Fermenting obsession: transforming through penicillium
Fermenting is, above all, transforming: daring to provoke and decontextualise references of all kinds, through a technique that, although ancestral (and hence its immeasurable richness), reaches unsuspected dimensions when practised in a controlled way in Research and Development (R&D) explorations.
The transformation of food that is achieved through the action of enzymes released by microorganisms (bacteria, yeasts, fungi...) blurs, on an organoleptic level, recognisable flavours and textures in favour of unimaginable attributes, bringing such depth and complexity to certain preparations that it has become, at Mugaritz, an almost perverse hobby with which to skirt the boundaries the rotten and the fermented, the beautiful and the decrepit or, in the end, the living and the dead.
Among the different lines of experimentation that we have fattened over time, one outstanding one has to do with the inoculation of fungi such as Penicillium, both roqueforti and candidum. We started around 2015, after trying out proposals with koji and tempeh which, although they gave (and continue to give) interesting results, led us to the same difficulty: to explain to diners what is behind these matters without previous references, without a shared language that would facilitate the understanding of processes or techniques that only a few cooking geeks understand at first glance.

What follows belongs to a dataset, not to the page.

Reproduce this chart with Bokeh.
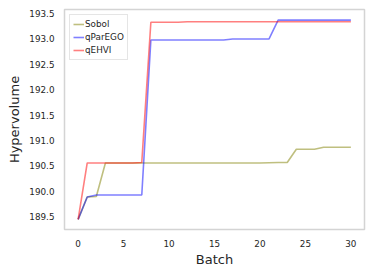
from bokeh.plotting import figure
from bokeh.models import FixedTicker, NumeralTickFormatter, Range1d, Legend, LegendItem
from bokeh.embed import file_html
from bokeh.resources import INLINE

batch = list(range(31))
sobol = [189.45, 189.89, 189.90, 190.56, 190.56, 190.56, 190.56, 190.56, 190.56, 190.56,
         190.56, 190.56, 190.56, 190.56, 190.56, 190.56, 190.56, 190.56, 190.56, 190.56,
         190.56, 190.565, 190.57, 190.57, 190.83, 190.83, 190.83, 190.87, 190.87, 190.87, 190.87]
qparego = [189.45, 189.89, 189.93, 189.93, 189.93, 189.93, 189.93, 189.93, 192.98, 192.98,
           192.98, 192.98, 192.98, 192.98, 192.98, 192.98, 192.98, 193.00, 193.00, 193.00,
           193.00, 193.00, 193.37, 193.37, 193.37, 193.37, 193.37, 193.37, 193.37, 193.37, 193.37]
qehvi = [189.45, 190.56, 190.56, 190.56, 190.56, 190.56, 190.56, 190.57, 193.33, 193.33,
         193.33, 193.33, 193.34, 193.34, 193.34, 193.34, 193.34, 193.34, 193.34, 193.34,
         193.34, 193.34, 193.34, 193.34, 193.34, 193.34, 193.34, 193.34, 193.34, 193.34, 193.34]
series_names = ["Sobol", "qParEGO", "qEHVI"]
series_colors = ["olive", "blue", "red"]
x_ticks = [0, 5, 10, 15, 20, 25, 30]
y_ticks = [189.5, 190.0, 190.5, 191.0, 191.5, 192.0, 192.5, 193.0, 193.5]

FONT = "DejaVu Sans"

p = figure(width=372, height=275, output_backend="svg", toolbar_location=None,
           x_range=Range1d(-1.5, 31.5), y_range=Range1d(189.25, 193.58),
           min_border_left=64, min_border_right=8, min_border_top=9, min_border_bottom=46)
p.background_fill_color = "white"
p.border_fill_color = "white"
p.outline_line_color = "#d4d4d4"
p.outline_line_width = 1.5
p.xgrid.visible = False
p.ygrid.visible = False

renderers = []
for ys, c in zip([sobol, qparego, qehvi], series_colors):
    r = p.line(batch, ys, line_color=c, line_alpha=0.5, line_width=1.6)
    renderers.append(r)

for ax in (p.xaxis[0], p.yaxis[0]):
    ax.axis_line_color = None
    ax.major_tick_line_color = None
    ax.minor_tick_line_color = None
    ax.major_tick_out = 0
    ax.major_tick_in = 0
    ax.major_label_text_font = FONT
    ax.major_label_text_font_size = "8.8px"
    ax.major_label_text_color = "#262626"
    ax.axis_label_text_font = FONT
    ax.axis_label_text_font_size = "13px"
    ax.axis_label_text_font_style = "normal"
    ax.axis_label_text_color = "#262626"

p.xaxis.ticker = FixedTicker(ticks=x_ticks)
p.yaxis.ticker = FixedTicker(ticks=y_ticks)
p.yaxis.formatter = NumeralTickFormatter(format="0.0")
p.xaxis.axis_label = "Batch"
p.yaxis.axis_label = "Hypervolume"
p.xaxis.major_label_standoff = 10
p.yaxis.major_label_standoff = 10
p.xaxis.axis_label_standoff = 2
p.yaxis.axis_label_standoff = 4

legend = Legend(items=[LegendItem(label=n, renderers=[r]) for n, r in zip(series_names, renderers)],
                location="top_left")
legend.label_text_font = FONT
legend.label_text_font_size = "8.8px"
legend.label_text_color = "#262626"
legend.label_height = 12
legend.glyph_height = 12
legend.glyph_width = 11
legend.label_standoff = 1
legend.spacing = 1
legend.padding = 3
legend.margin = 5
legend.border_line_color = "#cccccc"
legend.border_line_width = 1
legend.background_fill_alpha = 0.8
p.add_layout(legend)

open("out.html", "w").write(file_html(p, INLINE))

In that sense, Penicillium brought with it a great window, the possibility of establishing connections with close cultural references, about which people surely "have an idea" beforehand, considering that the roqueforti that we inoculate is the same that occurs in blue cheeses (such as Roquefort, for instance); and that the candidum responds, for its part, to cheeses such as Brie or Camembert. In other words, the world of cheese resonates with people, and therefore makes it more friendly.
Getting spores that we could use at home was a first challenge, for which we contacted Laboratorio Arroyos, in Cantabria, specialists in supports required by the dairy industry. To this day they provide us with what we need: although we could produce our own spores on our own, we still believe it is appropriate to go to people who can guarantee the safety and healthiness that this requires.